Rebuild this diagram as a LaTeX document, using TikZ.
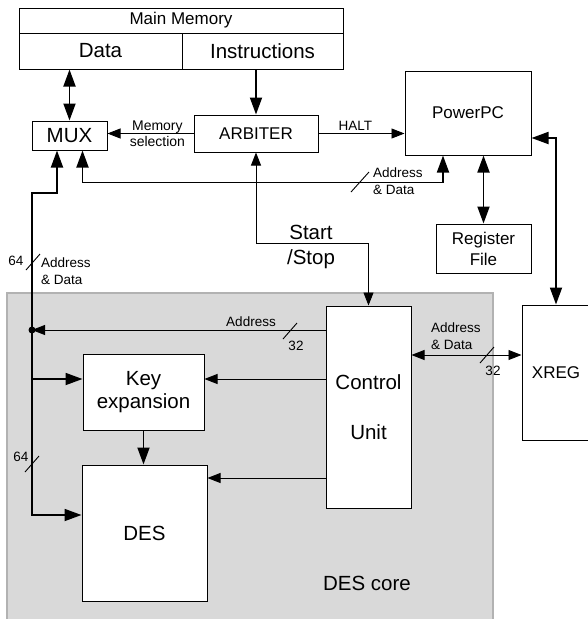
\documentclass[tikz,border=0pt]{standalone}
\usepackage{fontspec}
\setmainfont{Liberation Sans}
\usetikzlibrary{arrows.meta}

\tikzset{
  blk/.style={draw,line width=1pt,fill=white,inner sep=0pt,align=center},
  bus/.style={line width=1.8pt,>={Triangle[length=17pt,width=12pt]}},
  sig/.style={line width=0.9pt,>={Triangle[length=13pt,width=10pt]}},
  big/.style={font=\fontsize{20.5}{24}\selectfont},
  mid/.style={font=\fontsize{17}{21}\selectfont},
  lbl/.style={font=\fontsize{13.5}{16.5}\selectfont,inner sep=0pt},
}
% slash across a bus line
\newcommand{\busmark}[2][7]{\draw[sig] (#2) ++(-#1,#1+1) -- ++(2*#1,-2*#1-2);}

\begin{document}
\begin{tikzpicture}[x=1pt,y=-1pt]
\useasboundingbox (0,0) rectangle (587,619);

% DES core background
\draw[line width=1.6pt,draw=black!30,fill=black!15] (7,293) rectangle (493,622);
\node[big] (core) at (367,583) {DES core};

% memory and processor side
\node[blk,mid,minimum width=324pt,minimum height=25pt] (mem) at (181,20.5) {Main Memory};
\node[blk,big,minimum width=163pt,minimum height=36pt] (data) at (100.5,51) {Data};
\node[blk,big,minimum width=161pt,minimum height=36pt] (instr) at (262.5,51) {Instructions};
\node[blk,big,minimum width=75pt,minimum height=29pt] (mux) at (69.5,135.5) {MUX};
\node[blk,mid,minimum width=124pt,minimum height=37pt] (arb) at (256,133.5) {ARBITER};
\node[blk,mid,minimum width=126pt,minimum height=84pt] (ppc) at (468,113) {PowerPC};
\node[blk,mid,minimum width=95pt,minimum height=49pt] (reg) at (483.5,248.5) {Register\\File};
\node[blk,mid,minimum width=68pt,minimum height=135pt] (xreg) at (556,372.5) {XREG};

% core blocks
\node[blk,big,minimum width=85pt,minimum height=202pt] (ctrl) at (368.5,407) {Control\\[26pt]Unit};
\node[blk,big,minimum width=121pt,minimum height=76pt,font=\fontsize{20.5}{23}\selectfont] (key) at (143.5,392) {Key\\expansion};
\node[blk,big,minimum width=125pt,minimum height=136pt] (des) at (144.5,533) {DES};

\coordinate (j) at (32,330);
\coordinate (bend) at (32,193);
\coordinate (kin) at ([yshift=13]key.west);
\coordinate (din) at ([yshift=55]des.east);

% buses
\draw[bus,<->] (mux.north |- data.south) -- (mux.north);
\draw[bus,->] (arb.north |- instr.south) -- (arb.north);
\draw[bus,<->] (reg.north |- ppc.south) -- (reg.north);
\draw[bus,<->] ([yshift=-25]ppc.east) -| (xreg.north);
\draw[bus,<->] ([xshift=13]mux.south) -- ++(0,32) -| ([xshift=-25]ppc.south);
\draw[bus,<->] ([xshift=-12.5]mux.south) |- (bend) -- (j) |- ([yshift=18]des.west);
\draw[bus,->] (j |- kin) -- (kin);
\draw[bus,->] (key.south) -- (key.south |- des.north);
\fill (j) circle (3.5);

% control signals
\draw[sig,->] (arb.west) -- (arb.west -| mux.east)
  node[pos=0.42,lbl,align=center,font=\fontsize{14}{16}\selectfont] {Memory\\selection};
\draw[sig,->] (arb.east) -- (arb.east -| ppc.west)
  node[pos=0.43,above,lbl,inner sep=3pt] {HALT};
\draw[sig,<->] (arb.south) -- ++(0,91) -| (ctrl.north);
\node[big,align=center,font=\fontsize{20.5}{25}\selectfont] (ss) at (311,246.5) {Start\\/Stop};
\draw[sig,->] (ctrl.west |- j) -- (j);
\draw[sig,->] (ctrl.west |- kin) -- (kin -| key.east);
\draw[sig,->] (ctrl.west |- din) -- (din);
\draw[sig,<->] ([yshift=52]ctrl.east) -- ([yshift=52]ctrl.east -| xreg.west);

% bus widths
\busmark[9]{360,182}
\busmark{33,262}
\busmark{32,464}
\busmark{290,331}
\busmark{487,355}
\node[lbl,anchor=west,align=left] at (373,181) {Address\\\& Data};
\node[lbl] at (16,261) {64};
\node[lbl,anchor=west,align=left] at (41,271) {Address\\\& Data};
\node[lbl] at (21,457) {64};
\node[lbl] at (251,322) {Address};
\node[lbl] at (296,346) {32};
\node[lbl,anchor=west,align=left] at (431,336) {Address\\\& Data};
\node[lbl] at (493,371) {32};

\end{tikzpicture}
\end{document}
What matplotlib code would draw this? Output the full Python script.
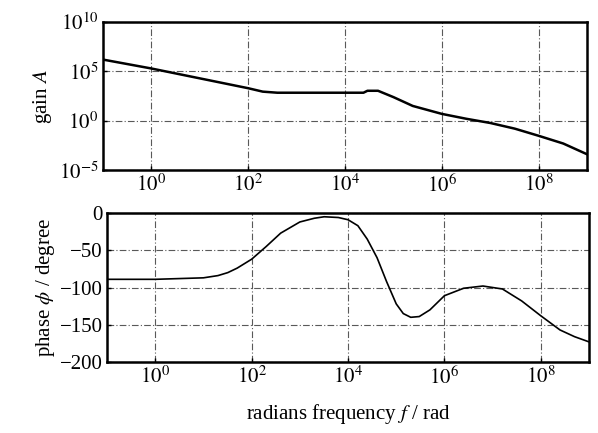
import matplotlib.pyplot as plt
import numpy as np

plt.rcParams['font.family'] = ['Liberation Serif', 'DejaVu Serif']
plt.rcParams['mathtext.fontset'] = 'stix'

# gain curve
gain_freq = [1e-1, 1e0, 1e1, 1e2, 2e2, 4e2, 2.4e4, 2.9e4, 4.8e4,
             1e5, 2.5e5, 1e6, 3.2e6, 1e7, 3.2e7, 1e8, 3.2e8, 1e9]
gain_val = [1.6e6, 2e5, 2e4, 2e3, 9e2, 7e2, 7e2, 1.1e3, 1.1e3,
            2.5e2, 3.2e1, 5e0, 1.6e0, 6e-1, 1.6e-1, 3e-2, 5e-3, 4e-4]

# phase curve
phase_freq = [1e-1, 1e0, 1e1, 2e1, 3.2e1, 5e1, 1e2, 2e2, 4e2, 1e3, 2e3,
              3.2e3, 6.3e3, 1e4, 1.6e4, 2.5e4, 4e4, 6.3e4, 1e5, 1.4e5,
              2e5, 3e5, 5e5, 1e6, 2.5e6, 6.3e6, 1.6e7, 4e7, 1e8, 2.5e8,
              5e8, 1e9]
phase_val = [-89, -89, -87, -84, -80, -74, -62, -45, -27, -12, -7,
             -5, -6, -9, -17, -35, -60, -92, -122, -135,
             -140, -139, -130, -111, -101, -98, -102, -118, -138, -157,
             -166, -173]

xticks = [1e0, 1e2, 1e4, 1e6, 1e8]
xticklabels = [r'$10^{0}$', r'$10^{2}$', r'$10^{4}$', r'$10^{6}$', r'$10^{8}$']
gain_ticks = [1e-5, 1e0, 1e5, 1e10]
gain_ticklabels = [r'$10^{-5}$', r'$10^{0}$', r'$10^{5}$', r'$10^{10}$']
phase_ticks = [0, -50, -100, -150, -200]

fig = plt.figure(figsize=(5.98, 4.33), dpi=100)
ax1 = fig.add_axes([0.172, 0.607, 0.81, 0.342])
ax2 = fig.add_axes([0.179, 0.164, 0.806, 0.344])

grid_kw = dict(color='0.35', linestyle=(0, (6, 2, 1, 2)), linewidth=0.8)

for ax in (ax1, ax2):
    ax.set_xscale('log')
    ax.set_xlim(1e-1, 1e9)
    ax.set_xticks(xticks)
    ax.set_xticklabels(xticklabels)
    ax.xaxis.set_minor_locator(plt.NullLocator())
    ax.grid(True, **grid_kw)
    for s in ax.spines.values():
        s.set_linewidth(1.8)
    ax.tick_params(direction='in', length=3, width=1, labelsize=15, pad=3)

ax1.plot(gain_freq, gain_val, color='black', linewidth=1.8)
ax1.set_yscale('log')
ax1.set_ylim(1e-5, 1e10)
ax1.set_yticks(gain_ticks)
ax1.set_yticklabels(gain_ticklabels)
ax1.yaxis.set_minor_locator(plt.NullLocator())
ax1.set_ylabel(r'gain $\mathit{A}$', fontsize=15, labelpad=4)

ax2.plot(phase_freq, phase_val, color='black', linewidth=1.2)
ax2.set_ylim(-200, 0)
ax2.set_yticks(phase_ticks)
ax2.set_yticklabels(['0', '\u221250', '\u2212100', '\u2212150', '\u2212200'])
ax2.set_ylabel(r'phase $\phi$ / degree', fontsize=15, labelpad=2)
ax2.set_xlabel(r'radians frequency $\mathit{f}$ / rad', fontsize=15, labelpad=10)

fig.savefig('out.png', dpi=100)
★ ★ ★ ★
- [PROBLEM REQUIREMENTS]: Only the lines from the start of the records to the line with "(core) at (367,583)" belong in the copy. Print them exactly, minus pictures.

- [TASK ANSWER]:
Rebuild this diagram as a LaTeX document, using TikZ.
\documentclass[tikz,border=0pt]{standalone}
\usepackage{fontspec}
\setmainfont{Liberation Sans}
\usetikzlibrary{arrows.meta}

\tikzset{
  blk/.style={draw,line width=1pt,fill=white,inner sep=0pt,align=center},
  bus/.style={line width=1.8pt,>={Triangle[length=17pt,width=12pt]}},
  sig/.style={line width=0.9pt,>={Triangle[length=13pt,width=10pt]}},
  big/.style={font=\fontsize{20.5}{24}\selectfont},
  mid/.style={font=\fontsize{17}{21}\selectfont},
  lbl/.style={font=\fontsize{13.5}{16.5}\selectfont,inner sep=0pt},
}
% slash across a bus line
\newcommand{\busmark}[2][7]{\draw[sig] (#2) ++(-#1,#1+1) -- ++(2*#1,-2*#1-2);}

\begin{document}
\begin{tikzpicture}[x=1pt,y=-1pt]
\useasboundingbox (0,0) rectangle (587,619);

% DES core background
\draw[line width=1.6pt,draw=black!30,fill=black!15] (7,293) rectangle (493,622);
\node[big] (core) at (367,583) {DES core};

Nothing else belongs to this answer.